▸ Written problem:
Print the lines of the listing below verbatim from its first line through the line bearing "from matplotlib.patches import Rectangle". Any pictures are to be omitted.

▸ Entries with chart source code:
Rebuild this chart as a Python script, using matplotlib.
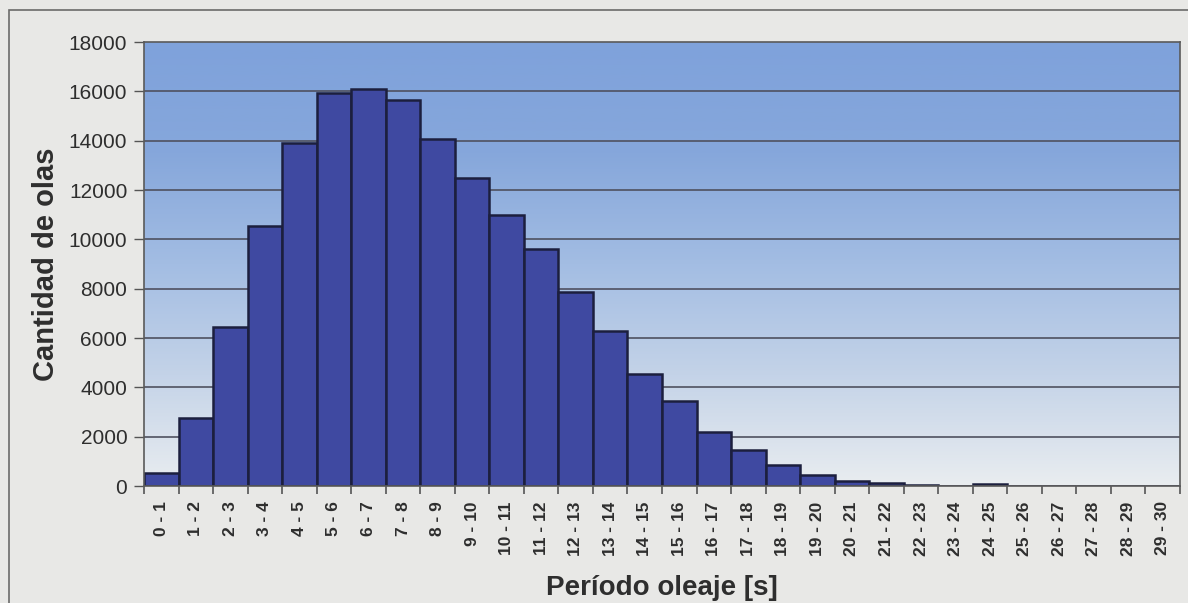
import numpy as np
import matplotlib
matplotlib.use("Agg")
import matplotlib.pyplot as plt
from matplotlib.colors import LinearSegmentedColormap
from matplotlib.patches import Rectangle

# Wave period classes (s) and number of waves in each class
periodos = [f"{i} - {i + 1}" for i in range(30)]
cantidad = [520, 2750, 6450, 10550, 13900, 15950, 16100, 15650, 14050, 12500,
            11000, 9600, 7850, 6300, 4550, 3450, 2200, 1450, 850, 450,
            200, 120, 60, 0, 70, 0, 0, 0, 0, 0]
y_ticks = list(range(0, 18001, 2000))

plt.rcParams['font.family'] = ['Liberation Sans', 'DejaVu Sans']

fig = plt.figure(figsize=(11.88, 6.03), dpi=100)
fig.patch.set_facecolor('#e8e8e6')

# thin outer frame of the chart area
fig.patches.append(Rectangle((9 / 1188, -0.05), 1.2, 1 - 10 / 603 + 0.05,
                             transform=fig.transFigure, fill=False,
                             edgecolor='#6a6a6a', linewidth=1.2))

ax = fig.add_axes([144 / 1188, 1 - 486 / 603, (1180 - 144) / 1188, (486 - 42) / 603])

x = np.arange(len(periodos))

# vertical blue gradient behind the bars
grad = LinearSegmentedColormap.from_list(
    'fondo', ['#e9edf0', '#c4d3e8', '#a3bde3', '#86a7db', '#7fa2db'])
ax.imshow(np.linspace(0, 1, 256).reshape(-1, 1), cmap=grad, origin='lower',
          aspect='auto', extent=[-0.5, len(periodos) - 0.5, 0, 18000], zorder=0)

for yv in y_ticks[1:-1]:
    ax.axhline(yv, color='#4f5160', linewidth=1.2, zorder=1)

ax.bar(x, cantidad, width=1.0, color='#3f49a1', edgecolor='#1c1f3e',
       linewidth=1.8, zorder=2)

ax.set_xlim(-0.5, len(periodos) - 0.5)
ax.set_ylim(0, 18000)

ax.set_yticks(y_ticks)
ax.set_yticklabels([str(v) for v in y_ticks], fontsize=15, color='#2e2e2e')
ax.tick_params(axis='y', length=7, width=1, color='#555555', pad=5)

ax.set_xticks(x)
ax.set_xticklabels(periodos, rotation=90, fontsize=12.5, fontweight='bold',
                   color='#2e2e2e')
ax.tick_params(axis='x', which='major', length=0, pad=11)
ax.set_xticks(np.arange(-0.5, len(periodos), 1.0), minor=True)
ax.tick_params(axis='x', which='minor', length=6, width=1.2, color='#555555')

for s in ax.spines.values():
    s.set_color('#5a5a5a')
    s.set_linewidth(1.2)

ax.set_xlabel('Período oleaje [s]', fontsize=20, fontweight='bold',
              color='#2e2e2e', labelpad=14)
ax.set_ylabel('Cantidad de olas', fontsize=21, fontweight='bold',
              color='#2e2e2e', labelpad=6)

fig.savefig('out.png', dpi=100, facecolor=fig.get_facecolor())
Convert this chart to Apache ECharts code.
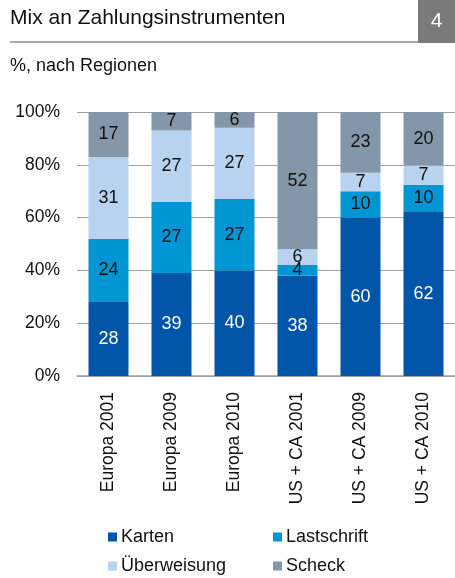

▸ Complete output:
Rebuild this chart as a Python script, using matplotlib.
import numpy as np
import matplotlib
matplotlib.use("Agg")
import matplotlib.pyplot as plt
from matplotlib.colors import LinearSegmentedColormap
from matplotlib.patches import Rectangle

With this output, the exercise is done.